**Work instructions**
Quote every line below exactly and skip any picture.
## START Data section
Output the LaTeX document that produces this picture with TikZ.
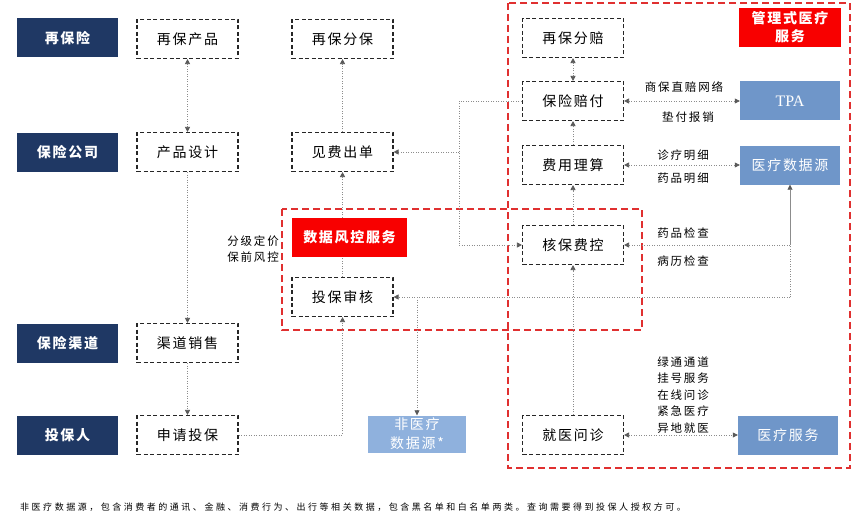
\documentclass[tikz,border=0pt]{standalone}
\usepackage{fontspec}
\setmainfont{Noto Sans CJK SC}
\newfontfamily\cjk[LetterSpace=12]{Noto Sans CJK SC}
\newfontfamily\cjkl[LetterSpace=16]{Noto Sans CJK SC}
\newfontfamily\cjkf[LetterSpace=28]{Noto Sans CJK SC}
\newfontfamily\tpaf{Liberation Serif}
\usetikzlibrary{arrows.meta}
\definecolor{navyc}{HTML}{1F3864}
\definecolor{bluec}{HTML}{6F96C9}
\definecolor{bluel}{HTML}{8FB1DD}
\definecolor{redc}{HTML}{F80000}
\definecolor{framec}{HTML}{E03030}
\definecolor{connc}{HTML}{8C8C8C}
\definecolor{tipc}{HTML}{595959}
\begin{document}
\begin{tikzpicture}[x=1pt,y=-1pt,
  base/.style={minimum width=101pt, minimum height=39pt, inner sep=0pt, align=center,
    font=\cjk\fontsize{14}{18}\selectfont},
  navy/.style={base, fill=navyc, text=white, font=\cjk\bfseries\fontsize{14}{18}\selectfont},
  dbox/.style={base, draw=black!85, line width=1.1pt, dash pattern=on 4pt off 2.5pt, fill=white},
  bbox/.style={base, fill=bluec, text=white, minimum width=100pt},
  rbox/.style={base, fill=redc, text=white, font=\cjk\bfseries\fontsize{14}{18}\selectfont},
  frame/.style={draw=framec, line width=2pt, dash pattern=on 7pt off 4pt},
  conn/.style={draw=connc, line width=0.7pt, dash pattern=on 1pt off 1.5pt},
  arr/.style={conn, -{Triangle[length=5pt,width=5pt,color=tipc]}},
  arrb/.style={conn, {Triangle[length=5pt,width=5pt,color=tipc]}-{Triangle[length=5pt,width=5pt,color=tipc]}},
  lbl/.style={inner sep=0pt, font=\cjkl\fontsize{11.5}{16.5}\selectfont, align=center}
]
\useasboundingbox (0,0) rectangle (864,516);
\fill[white] (0,0) rectangle (864,516);

% frames
\draw[frame] (508,3) rectangle (850,468);
\draw[frame] (282,209) rectangle (642,330);

% left navy boxes
\node[navy] (n1) at (67.5,38) {再保险};
\node[navy] (n2) at (67.5,152) {保险公司};
\node[navy] (n3) at (67.5,343) {保险渠道};
\node[navy] (n4) at (67.5,435) {投保人};

% column 2
\node[dbox] (zbcp) at (187.5,39) {再保产品};
\node[dbox] (cpsj) at (187.5,152) {产品设计};
\node[dbox] (qdxs) at (187.5,343) {渠道销售};
\node[dbox] (sqtb) at (187.5,435) {申请投保};

% column 3
\node[dbox] (zbfb) at (342.5,39) {再保分保};
\node[dbox] (jfcd) at (342.5,152) {见费出单};
\node[dbox] (tbsh) at (342.5,297) {投保审核};
\node[rbox, minimum width=115pt] (fk) at (349.5,237.5) {数据风控服务};

% column 4
\node[dbox] (zbfp) at (573,38) {再保分赔};
\node[dbox] (bxpf) at (573,101) {保险赔付};
\node[dbox] (fyls) at (573,165) {费用理算};
\node[dbox] (hbfk) at (573,245) {核保费控};
\node[dbox] (jywz) at (573,435) {就医问诊};

% column 5
\node[rbox, minimum width=102pt] (glsy) at (790,27.5) {管理式医疗\\服务};
\node[bbox] (tpa) at (790,101) {\tpaf\fontsize{16}{18}\selectfont TPA};
\node[bbox] (ylsj) at (790,165) {医疗数据源};
\node[bbox] (ylfw) at (788,435) {医疗服务};
\node[bbox, fill=bluel, minimum width=98pt, minimum height=37pt, font=\cjk\fontsize{14}{19}\selectfont] (fylsj) at (417,434) {非医疗\\数据源*};

% connectors
\draw[arrb] (zbcp.south) -- (cpsj.north);
\draw[arr] (cpsj.south) -- (qdxs.north);
\draw[arr] (qdxs.south) -- (sqtb.north);
\draw[arr] (sqtb.east) -| (tbsh.south);
\draw[conn] (tbsh.north) -- (tbsh.north |- fk.south);
\draw[arr] (jfcd.south |- fk.north) -- (jfcd.south);
\draw[arr] (jfcd.north) -- (zbfb.south);
\coordinate (vx) at (459,101);
\draw[conn] (bxpf.west) -- (vx) -- (vx |- hbfk.west);
\draw[arr] (vx |- hbfk.west) -- (hbfk.west);
\draw[arr] (vx |- jfcd.east) -- (jfcd.east);
\draw[arrb] (zbfp.south) -- (bxpf.north);
\draw[arr] (fyls.north) -- (bxpf.south);
\draw[arr] (hbfk.north) -- (fyls.south);
\draw[arr] (jywz.north) -- (hbfk.south);
\draw[arrb] (bxpf.east) -- (tpa.west);
\draw[arrb] (fyls.east) -- (ylsj.west);
\draw[arrb] (jywz.east) -- (ylfw.west);
\coordinate (my) at (ylsj.south |- tbsh.east);
\coordinate (mh) at (ylsj.south |- hbfk.east);
\draw[conn] (my) -- (mh);
\draw[draw=connc, line width=0.7pt, -{Triangle[length=5pt,width=5pt,color=tipc]}] (mh) -- (ylsj.south);
\draw[arr] (mh) -- (hbfk.east);
\draw[arr] (my) -- (tbsh.east);
\draw[arr] (fylsj.north |- tbsh.east) -- (fylsj.north);

% labels
\node[lbl, anchor=east] (l1) at (279,241) {分级定价};
\node[lbl, anchor=east] (l2) at (279,257) {保前风控};
\node[lbl] (l3) at (684,87) {商保直赔网络};
\node[lbl] (l4) at (688,117) {垫付报销};
\node[lbl] (l5) at (683,155) {诊疗明细};
\node[lbl] (l6) at (683,178) {药品明细};
\node[lbl] (l7) at (683,233) {药品检查};
\node[lbl] (l8) at (683,261) {病历检查};
\node[lbl] (l9) at (683,395) {绿通通道\\挂号服务\\在线问诊\\紧急医疗\\异地就医};

\node[inner sep=0pt, anchor=west, font=\cjkf\fontsize{9}{11}\selectfont] (fn) at (20,507)
  {非医疗数据源，包含消费者的通讯、金融、消费行为、出行等相关数据，包含黑名单和白名单两类。查询需要得到投保人授权方可。};
\end{tikzpicture}
\end{document}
## END Data section
**Response**
Output the LaTeX document that produces this picture with TikZ.
\documentclass[tikz,border=0pt]{standalone}
\usepackage{fontspec}
\setmainfont{Noto Sans CJK SC}
\newfontfamily\cjk[LetterSpace=12]{Noto Sans CJK SC}
\newfontfamily\cjkl[LetterSpace=16]{Noto Sans CJK SC}
\newfontfamily\cjkf[LetterSpace=28]{Noto Sans CJK SC}
\newfontfamily\tpaf{Liberation Serif}
\usetikzlibrary{arrows.meta}
\definecolor{navyc}{HTML}{1F3864}
\definecolor{bluec}{HTML}{6F96C9}
\definecolor{bluel}{HTML}{8FB1DD}
\definecolor{redc}{HTML}{F80000}
\definecolor{framec}{HTML}{E03030}
\definecolor{connc}{HTML}{8C8C8C}
\definecolor{tipc}{HTML}{595959}
\begin{document}
\begin{tikzpicture}[x=1pt,y=-1pt,
  base/.style={minimum width=101pt, minimum height=39pt, inner sep=0pt, align=center,
    font=\cjk\fontsize{14}{18}\selectfont},
  navy/.style={base, fill=navyc, text=white, font=\cjk\bfseries\fontsize{14}{18}\selectfont},
  dbox/.style={base, draw=black!85, line width=1.1pt, dash pattern=on 4pt off 2.5pt, fill=white},
  bbox/.style={base, fill=bluec, text=white, minimum width=100pt},
  rbox/.style={base, fill=redc, text=white, font=\cjk\bfseries\fontsize{14}{18}\selectfont},
  frame/.style={draw=framec, line width=2pt, dash pattern=on 7pt off 4pt},
  conn/.style={draw=connc, line width=0.7pt, dash pattern=on 1pt off 1.5pt},
  arr/.style={conn, -{Triangle[length=5pt,width=5pt,color=tipc]}},
  arrb/.style={conn, {Triangle[length=5pt,width=5pt,color=tipc]}-{Triangle[length=5pt,width=5pt,color=tipc]}},
  lbl/.style={inner sep=0pt, font=\cjkl\fontsize{11.5}{16.5}\selectfont, align=center}
]
\useasboundingbox (0,0) rectangle (864,516);
\fill[white] (0,0) rectangle (864,516);

% frames
\draw[frame] (508,3) rectangle (850,468);
\draw[frame] (282,209) rectangle (642,330);

% left navy boxes
\node[navy] (n1) at (67.5,38) {再保险};
\node[navy] (n2) at (67.5,152) {保险公司};
\node[navy] (n3) at (67.5,343) {保险渠道};
\node[navy] (n4) at (67.5,435) {投保人};

% column 2
\node[dbox] (zbcp) at (187.5,39) {再保产品};
\node[dbox] (cpsj) at (187.5,152) {产品设计};
\node[dbox] (qdxs) at (187.5,343) {渠道销售};
\node[dbox] (sqtb) at (187.5,435) {申请投保};

% column 3
\node[dbox] (zbfb) at (342.5,39) {再保分保};
\node[dbox] (jfcd) at (342.5,152) {见费出单};
\node[dbox] (tbsh) at (342.5,297) {投保审核};
\node[rbox, minimum width=115pt] (fk) at (349.5,237.5) {数据风控服务};

% column 4
\node[dbox] (zbfp) at (573,38) {再保分赔};
\node[dbox] (bxpf) at (573,101) {保险赔付};
\node[dbox] (fyls) at (573,165) {费用理算};
\node[dbox] (hbfk) at (573,245) {核保费控};
\node[dbox] (jywz) at (573,435) {就医问诊};

% column 5
\node[rbox, minimum width=102pt] (glsy) at (790,27.5) {管理式医疗\\服务};
\node[bbox] (tpa) at (790,101) {\tpaf\fontsize{16}{18}\selectfont TPA};
\node[bbox] (ylsj) at (790,165) {医疗数据源};
\node[bbox] (ylfw) at (788,435) {医疗服务};
\node[bbox, fill=bluel, minimum width=98pt, minimum height=37pt, font=\cjk\fontsize{14}{19}\selectfont] (fylsj) at (417,434) {非医疗\\数据源*};

% connectors
\draw[arrb] (zbcp.south) -- (cpsj.north);
\draw[arr] (cpsj.south) -- (qdxs.north);
\draw[arr] (qdxs.south) -- (sqtb.north);
\draw[arr] (sqtb.east) -| (tbsh.south);
\draw[conn] (tbsh.north) -- (tbsh.north |- fk.south);
\draw[arr] (jfcd.south |- fk.north) -- (jfcd.south);
\draw[arr] (jfcd.north) -- (zbfb.south);
\coordinate (vx) at (459,101);
\draw[conn] (bxpf.west) -- (vx) -- (vx |- hbfk.west);
\draw[arr] (vx |- hbfk.west) -- (hbfk.west);
\draw[arr] (vx |- jfcd.east) -- (jfcd.east);
\draw[arrb] (zbfp.south) -- (bxpf.north);
\draw[arr] (fyls.north) -- (bxpf.south);
\draw[arr] (hbfk.north) -- (fyls.south);
\draw[arr] (jywz.north) -- (hbfk.south);
\draw[arrb] (bxpf.east) -- (tpa.west);
\draw[arrb] (fyls.east) -- (ylsj.west);
\draw[arrb] (jywz.east) -- (ylfw.west);
\coordinate (my) at (ylsj.south |- tbsh.east);
\coordinate (mh) at (ylsj.south |- hbfk.east);
\draw[conn] (my) -- (mh);
\draw[draw=connc, line width=0.7pt, -{Triangle[length=5pt,width=5pt,color=tipc]}] (mh) -- (ylsj.south);
\draw[arr] (mh) -- (hbfk.east);
\draw[arr] (my) -- (tbsh.east);
\draw[arr] (fylsj.north |- tbsh.east) -- (fylsj.north);

% labels
\node[lbl, anchor=east] (l1) at (279,241) {分级定价};
\node[lbl, anchor=east] (l2) at (279,257) {保前风控};
\node[lbl] (l3) at (684,87) {商保直赔网络};
\node[lbl] (l4) at (688,117) {垫付报销};
\node[lbl] (l5) at (683,155) {诊疗明细};
\node[lbl] (l6) at (683,178) {药品明细};
\node[lbl] (l7) at (683,233) {药品检查};
\node[lbl] (l8) at (683,261) {病历检查};
\node[lbl] (l9) at (683,395) {绿通通道\\挂号服务\\在线问诊\\紧急医疗\\异地就医};

\node[inner sep=0pt, anchor=west, font=\cjkf\fontsize{9}{11}\selectfont] (fn) at (20,507)
  {非医疗数据源，包含消费者的通讯、金融、消费行为、出行等相关数据，包含黑名单和白名单两类。查询需要得到投保人授权方可。};
\end{tikzpicture}
\end{document}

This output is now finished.